Sorry it took so long for me to get this one out! Advanced Algorithms was just released, and I’m excited to let you all get your hands on it, even if you’re just auditing it for free! The more advanced material takes quite a bit longer to produce, I wanted to triple check to make sure I got everything correct and that I’ve presented it in a way that makes it easy to understand.
The course, like it’s prerequisite Bit-O Data Structures, is written in Python, so most of the algorithms you write will be Python classes. Aside from the Python coding exercises that you can complete in your browser, there’s also multiple choice questions that help ensure you’ve digested the reading material. Sometimes the more math intensive stuff simply can’t be learned easily through code, so you’ve got to do a bit of reading.
While it’s not completely necessary to take my Big-O Data Structures and Big-O Algorithms courses first, I would recommend it, even if you’ve learned this stuff before.
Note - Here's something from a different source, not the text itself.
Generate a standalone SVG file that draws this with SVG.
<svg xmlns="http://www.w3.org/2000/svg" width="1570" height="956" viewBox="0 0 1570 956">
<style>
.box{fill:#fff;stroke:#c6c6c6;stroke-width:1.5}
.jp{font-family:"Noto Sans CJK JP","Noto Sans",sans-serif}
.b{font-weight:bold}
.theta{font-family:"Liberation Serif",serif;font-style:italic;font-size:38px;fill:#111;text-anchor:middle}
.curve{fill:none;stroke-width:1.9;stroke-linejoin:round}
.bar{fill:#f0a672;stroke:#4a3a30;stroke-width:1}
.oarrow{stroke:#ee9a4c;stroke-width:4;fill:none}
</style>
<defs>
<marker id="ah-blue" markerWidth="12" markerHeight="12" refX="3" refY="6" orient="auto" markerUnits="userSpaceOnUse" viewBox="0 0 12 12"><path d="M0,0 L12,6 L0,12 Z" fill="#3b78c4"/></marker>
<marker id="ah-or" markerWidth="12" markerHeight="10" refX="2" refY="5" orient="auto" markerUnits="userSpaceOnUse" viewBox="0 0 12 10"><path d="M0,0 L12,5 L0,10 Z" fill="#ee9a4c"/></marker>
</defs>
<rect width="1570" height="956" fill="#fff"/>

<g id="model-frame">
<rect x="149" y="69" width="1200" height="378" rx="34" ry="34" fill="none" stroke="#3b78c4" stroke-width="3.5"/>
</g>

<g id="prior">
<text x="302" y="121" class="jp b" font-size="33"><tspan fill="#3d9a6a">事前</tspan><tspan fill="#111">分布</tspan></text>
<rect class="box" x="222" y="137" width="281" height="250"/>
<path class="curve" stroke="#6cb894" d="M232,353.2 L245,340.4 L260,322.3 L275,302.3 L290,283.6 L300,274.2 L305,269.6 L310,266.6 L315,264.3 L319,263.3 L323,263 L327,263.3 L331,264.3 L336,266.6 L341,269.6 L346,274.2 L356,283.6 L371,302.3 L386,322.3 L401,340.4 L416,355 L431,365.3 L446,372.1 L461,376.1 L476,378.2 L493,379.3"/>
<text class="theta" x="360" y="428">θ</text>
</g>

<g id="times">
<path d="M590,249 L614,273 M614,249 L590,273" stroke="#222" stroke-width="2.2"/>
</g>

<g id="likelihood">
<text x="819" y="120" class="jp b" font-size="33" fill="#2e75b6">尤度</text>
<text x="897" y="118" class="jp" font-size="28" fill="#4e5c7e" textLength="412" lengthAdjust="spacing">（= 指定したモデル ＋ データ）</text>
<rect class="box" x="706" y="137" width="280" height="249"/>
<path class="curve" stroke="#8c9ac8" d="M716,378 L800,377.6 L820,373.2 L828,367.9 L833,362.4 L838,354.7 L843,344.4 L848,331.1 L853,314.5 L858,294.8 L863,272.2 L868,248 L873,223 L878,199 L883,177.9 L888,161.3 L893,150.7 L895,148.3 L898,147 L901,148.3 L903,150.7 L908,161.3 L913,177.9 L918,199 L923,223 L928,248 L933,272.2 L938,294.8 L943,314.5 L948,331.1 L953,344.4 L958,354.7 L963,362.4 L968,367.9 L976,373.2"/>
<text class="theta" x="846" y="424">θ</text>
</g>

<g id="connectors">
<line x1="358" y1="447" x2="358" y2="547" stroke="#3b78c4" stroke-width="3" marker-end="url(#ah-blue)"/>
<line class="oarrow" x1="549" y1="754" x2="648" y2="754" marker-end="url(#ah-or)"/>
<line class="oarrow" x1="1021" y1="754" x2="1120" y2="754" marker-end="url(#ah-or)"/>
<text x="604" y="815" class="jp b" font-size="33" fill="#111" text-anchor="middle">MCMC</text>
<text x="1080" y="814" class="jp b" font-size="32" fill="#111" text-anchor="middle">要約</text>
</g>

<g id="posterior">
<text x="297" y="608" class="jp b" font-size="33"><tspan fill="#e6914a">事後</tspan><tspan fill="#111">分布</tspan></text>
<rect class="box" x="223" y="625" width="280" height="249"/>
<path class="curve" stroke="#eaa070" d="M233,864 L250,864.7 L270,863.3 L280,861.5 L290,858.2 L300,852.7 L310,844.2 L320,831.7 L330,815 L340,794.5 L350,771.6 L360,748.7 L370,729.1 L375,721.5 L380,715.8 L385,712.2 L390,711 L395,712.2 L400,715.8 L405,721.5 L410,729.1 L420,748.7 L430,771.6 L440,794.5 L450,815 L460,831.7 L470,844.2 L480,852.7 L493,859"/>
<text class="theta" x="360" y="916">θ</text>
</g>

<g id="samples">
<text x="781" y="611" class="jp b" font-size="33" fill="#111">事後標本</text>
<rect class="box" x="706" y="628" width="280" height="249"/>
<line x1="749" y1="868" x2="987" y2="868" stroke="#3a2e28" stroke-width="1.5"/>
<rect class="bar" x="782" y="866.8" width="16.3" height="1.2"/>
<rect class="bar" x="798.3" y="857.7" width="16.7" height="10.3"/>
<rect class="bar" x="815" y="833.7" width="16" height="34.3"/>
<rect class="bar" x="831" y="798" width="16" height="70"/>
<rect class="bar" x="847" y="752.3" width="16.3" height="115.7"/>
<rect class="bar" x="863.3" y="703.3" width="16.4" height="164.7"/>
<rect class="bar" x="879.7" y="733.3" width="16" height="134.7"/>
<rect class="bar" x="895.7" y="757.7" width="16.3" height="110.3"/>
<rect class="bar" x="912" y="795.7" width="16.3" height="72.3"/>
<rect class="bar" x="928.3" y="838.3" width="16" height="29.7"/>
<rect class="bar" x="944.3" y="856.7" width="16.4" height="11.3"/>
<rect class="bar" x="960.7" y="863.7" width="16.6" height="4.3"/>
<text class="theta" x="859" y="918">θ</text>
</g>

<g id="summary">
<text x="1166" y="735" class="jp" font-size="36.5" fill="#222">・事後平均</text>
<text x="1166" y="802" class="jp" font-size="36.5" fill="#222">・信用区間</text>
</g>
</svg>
It doesn’t cost any extra, and the refresher will really help. I won’t rehash all the Big-O complexity stuff here, because I’m assuming you’re already familiar with it. In this course, we focus on implementing some of the more advanced algorithms that you would learn in a CS undergraduate degree and learn how you can recognize when algorithms of this sort will help you in your future career.
There are four modules.
Module 1 - Graph Theory
In this module, we have a brief refresher on graph data structures, and implement some basic traversal algorithms like breadth and depth-first search. We also cover different types of graphs, like complete and directed graphs, and how they can be represented in code.
Module 2 - Advanced Searches
In this module, we really round out our experience with graphs. We learn about greedy algorithms, and how they can help us write faster code. We also implement a priority queue so that we can use it as we do a deep dive on Dijkstra’s algorithm. Finally, we finished the module by writing an A* search that can find it’s way quickly through a muddy map - similar to what you’d need to write as a game developer.
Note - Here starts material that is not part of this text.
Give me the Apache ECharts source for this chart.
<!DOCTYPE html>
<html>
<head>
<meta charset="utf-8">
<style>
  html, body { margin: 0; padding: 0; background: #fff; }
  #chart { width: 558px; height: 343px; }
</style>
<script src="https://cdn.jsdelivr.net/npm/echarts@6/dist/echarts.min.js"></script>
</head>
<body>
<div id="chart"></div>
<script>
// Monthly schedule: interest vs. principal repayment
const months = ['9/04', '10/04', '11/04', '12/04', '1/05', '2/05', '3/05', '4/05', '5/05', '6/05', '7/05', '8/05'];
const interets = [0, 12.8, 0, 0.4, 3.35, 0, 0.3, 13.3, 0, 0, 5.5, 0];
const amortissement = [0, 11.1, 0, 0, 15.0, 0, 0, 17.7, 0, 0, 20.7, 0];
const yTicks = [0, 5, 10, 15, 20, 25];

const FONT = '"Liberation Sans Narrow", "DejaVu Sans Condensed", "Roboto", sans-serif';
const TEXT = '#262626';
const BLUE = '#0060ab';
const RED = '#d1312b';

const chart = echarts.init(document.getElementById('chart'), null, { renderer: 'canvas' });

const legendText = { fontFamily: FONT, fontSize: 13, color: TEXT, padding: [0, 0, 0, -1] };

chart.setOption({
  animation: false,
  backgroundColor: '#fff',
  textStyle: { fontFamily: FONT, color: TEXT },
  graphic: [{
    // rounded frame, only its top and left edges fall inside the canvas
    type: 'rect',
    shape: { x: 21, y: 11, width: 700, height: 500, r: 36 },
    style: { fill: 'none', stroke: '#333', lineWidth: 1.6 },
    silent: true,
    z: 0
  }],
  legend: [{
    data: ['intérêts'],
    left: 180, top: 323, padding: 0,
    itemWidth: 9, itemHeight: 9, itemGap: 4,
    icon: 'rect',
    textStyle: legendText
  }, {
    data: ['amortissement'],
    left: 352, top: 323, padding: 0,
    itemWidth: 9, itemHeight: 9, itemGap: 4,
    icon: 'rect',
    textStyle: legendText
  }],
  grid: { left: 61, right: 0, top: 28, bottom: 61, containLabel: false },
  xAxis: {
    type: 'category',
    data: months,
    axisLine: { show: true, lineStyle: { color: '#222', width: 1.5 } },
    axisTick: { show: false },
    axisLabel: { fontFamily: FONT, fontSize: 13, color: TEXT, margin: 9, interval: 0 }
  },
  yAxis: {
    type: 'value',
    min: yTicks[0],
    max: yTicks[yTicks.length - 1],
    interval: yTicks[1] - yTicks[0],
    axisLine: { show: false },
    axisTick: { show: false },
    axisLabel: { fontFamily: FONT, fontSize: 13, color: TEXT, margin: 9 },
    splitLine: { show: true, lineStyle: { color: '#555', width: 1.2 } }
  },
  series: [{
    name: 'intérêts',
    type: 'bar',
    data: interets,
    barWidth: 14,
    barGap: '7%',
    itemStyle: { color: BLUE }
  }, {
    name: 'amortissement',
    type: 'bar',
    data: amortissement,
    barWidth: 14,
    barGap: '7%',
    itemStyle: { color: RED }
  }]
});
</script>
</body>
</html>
Module 3 - Dynamic Programming
In this module we shift gears, and learn about how memoization and tabulation techniques can be used to optimize various algorithms by trading memory for speed. We re-write the classic fibonacci function using dynamic programming, as well as the super useful edit-distance algorithm. Edit distance is used in the real world to calculate the similarity in spellings between words, just like how spell-checkers work.
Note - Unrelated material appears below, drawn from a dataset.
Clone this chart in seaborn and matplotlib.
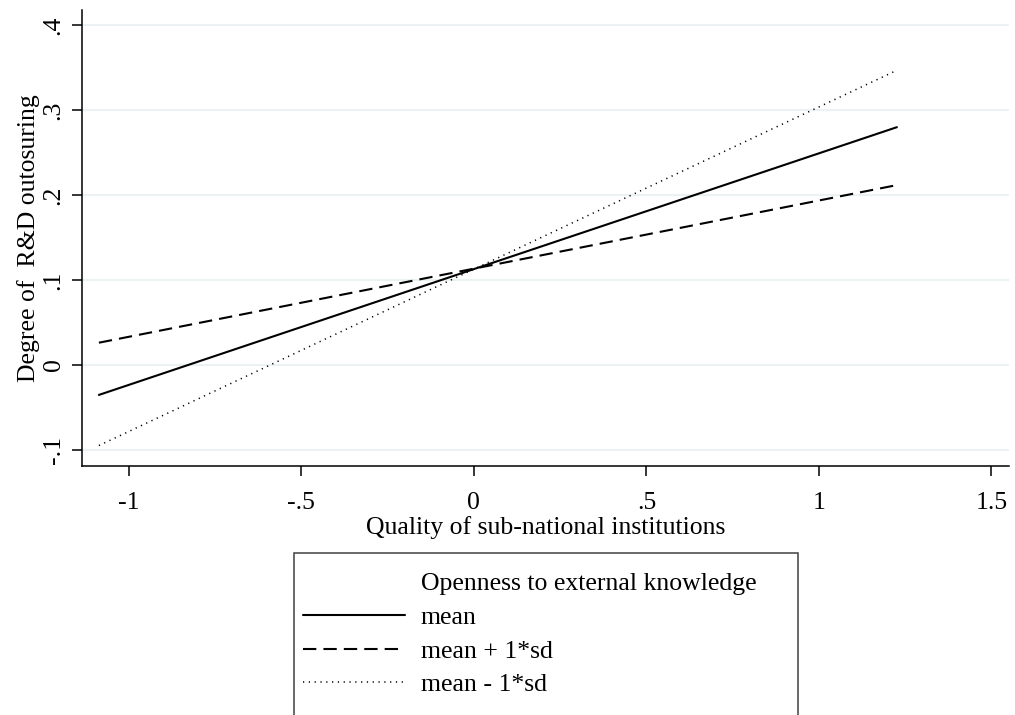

Module 4 - Linear Programming
In the final module, we shift course yet again to focus more on the mathematical side of things. Linear programming is a technique used to solve linear systems of equations, specifically optimization problems. We build from scratch a Simplex solver in Python and use it to calculate the exact number of cookies and cakes a baker should produce in order to maximize the profit in her shop.